According to Israel Hayom (נתניהו תכנן להכשיר את אסד – בתמורה להוצאת איראן מסוריה), three years ago, then-Prime Minister Benjamin Netanyahu was behind a plan to resuscitate the regional legitimacy of Syrian President Bashar Hafez al-Assad, in the hope that he, in turn, would get rid of the Iranian presence in his country.
According to the same report, Prime Minister Naftali Bennett recently stopped the regional initiative that had been launched by his predecessor, to bring back President al-Assad into the Arab League and the bosom of the family of nations.
According to journalist Ariel Kahana, the plan to whitewash Assad’s reputation was hatched by Israel at a summit held three years ago in Jerusalem with the National Security Advisers of Israel, the United States, and Russia, Meir Ben Shabbat, John Bolton, and Nikolai Patrushev.
Ben Shabbat presented his two colleagues with a multi-phase plan: first, Assad would call on all the foreign forces that had entered Syria after 2011 to leave his country, on the grounds that they are no longer needed; then, Syria would be readmitted as a member of the Arab League; the Persian Gulf states, led by the United Arab Emirates, would invest in the Syrian economy, replacing Iran; and (if there’s still time) the Syrian government would institute reforms––to be determined in talks in Vienna–––with free elections to be held at the end of the process.

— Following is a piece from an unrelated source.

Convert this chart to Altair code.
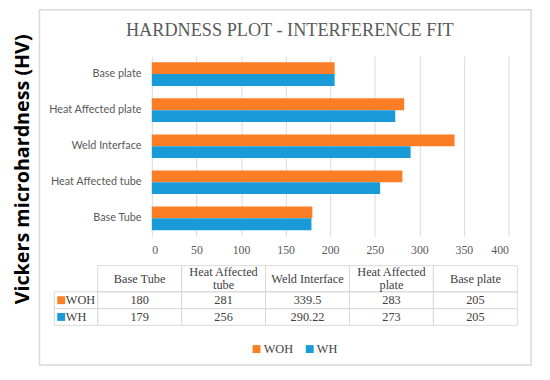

OK, that last part about the free elections thing must have raised a chuckle from all three NSAs, but otherwise, considering it was three years ago, maybe the plan made sense. With the end of the civil war in Syria, Israel at the time accepted Assad’s rule as a fait accompli. The Israeli political echelon believed at the time that in the new circumstances, reconciling that Assad was there to stay and getting him to push Iran out was the best result that could be achieved.

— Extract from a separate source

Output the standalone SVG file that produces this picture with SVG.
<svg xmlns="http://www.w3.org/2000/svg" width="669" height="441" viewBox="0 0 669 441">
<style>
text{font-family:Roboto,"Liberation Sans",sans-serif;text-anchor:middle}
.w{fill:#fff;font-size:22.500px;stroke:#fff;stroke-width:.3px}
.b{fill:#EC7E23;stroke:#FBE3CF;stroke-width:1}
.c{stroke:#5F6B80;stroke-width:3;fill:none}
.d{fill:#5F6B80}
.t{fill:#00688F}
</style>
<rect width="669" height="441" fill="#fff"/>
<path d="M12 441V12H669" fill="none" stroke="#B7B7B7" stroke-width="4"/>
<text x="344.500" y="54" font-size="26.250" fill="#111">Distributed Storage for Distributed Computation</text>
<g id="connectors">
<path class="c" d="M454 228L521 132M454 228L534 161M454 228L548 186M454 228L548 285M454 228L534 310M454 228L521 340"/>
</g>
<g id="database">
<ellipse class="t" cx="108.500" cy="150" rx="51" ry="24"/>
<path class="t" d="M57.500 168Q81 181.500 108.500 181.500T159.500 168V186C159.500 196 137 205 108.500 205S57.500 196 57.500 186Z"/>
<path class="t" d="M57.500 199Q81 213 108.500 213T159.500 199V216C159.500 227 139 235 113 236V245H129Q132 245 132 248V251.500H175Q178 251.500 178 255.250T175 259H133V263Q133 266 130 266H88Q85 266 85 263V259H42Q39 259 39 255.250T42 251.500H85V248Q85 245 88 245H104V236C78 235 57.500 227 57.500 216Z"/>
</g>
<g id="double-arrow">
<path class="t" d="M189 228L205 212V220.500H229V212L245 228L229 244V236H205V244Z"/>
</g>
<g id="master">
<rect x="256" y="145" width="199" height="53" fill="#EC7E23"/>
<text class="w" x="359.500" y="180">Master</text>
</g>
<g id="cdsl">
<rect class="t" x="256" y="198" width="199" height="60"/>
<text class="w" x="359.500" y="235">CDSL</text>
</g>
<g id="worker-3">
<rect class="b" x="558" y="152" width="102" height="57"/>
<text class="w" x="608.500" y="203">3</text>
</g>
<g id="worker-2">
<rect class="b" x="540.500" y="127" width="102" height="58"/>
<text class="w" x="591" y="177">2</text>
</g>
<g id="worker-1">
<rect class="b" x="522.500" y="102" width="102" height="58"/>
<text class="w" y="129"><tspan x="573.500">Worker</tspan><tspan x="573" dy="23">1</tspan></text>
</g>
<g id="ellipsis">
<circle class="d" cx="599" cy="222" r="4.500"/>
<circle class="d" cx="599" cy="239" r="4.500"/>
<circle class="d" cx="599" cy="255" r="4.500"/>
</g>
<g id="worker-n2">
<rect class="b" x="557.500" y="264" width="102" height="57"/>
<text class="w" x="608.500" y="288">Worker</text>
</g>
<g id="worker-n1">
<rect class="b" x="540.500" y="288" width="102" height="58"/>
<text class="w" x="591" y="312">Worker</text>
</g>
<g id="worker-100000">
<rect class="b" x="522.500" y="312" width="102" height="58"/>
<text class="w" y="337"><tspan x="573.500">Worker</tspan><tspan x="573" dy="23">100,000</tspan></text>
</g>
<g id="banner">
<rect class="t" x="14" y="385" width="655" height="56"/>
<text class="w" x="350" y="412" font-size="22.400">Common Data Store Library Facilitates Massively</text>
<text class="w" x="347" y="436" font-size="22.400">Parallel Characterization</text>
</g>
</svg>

Israel’s new NSA, Dr. Eyal Hulata, received an update from Ben Shabbat on the initiative upon taking office, but Bennett’s office decided not to continue promoting the program, even though, as Bennett told Egyptian President Abdel Fattah el-Sisi, and UAE Crown Prince Mohammed bin Zayed in their Sinai meeting two weeks ago, if the Arab league states want to whitewash Assad, Israel won’t try to stop them.

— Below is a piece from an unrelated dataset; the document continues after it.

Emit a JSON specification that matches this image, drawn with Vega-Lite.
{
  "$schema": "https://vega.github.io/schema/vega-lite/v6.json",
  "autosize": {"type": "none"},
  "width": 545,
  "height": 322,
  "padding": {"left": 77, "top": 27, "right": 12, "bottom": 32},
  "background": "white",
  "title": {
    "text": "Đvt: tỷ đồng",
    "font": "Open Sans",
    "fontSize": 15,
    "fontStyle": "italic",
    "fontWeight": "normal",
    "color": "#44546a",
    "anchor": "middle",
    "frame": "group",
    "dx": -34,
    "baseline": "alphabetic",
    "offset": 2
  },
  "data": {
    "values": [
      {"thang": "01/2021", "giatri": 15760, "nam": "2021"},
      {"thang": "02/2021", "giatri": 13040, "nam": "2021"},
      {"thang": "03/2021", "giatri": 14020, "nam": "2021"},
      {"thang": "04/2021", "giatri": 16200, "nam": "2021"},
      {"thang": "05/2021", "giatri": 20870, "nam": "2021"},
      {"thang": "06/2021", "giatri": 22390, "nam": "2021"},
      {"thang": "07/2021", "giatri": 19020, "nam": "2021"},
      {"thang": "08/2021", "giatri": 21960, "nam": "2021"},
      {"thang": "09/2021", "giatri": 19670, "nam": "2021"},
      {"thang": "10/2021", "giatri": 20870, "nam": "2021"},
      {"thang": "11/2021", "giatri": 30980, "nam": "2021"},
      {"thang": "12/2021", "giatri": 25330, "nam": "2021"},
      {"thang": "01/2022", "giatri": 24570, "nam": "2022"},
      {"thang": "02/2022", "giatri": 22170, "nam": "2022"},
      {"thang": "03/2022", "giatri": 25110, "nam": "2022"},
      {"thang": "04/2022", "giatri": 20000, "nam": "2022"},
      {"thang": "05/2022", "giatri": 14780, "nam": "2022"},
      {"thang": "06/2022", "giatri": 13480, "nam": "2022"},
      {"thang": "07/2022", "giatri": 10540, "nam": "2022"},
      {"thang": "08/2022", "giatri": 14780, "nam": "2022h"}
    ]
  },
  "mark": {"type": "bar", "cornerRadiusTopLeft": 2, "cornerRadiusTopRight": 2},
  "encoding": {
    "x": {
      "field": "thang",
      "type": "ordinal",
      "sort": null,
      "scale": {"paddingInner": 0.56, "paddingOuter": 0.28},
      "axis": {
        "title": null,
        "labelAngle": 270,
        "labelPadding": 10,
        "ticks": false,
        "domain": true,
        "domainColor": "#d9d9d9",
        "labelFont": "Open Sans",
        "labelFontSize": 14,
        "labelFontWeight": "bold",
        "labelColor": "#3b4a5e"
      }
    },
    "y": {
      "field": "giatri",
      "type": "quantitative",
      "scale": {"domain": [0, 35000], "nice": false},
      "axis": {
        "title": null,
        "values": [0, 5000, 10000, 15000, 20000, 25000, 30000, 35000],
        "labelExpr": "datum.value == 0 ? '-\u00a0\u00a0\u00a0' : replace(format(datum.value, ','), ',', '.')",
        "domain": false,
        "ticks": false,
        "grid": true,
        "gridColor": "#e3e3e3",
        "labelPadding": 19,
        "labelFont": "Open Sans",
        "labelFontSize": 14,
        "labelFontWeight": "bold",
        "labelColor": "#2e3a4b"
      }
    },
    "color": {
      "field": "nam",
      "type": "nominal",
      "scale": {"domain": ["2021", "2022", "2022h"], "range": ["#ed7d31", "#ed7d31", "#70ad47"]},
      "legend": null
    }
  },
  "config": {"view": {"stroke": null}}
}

As to Netanyahu’s plan, Bennett’s source told Kahana Assad is incapable of expelling Iran and its proxies from his country, and so the result of the plan “may end up being that we lose both ways: we will help exonerate Assad and be stuck with the Iranians in Syria after all.”
“The Iranians are there at Assad’s invitation, and it’s hard to see a scenario where he calls for them to leave,” the Bennett source said, “Therefore, as far as we are concerned, this story is an internal Arab matter, we are not part of it.”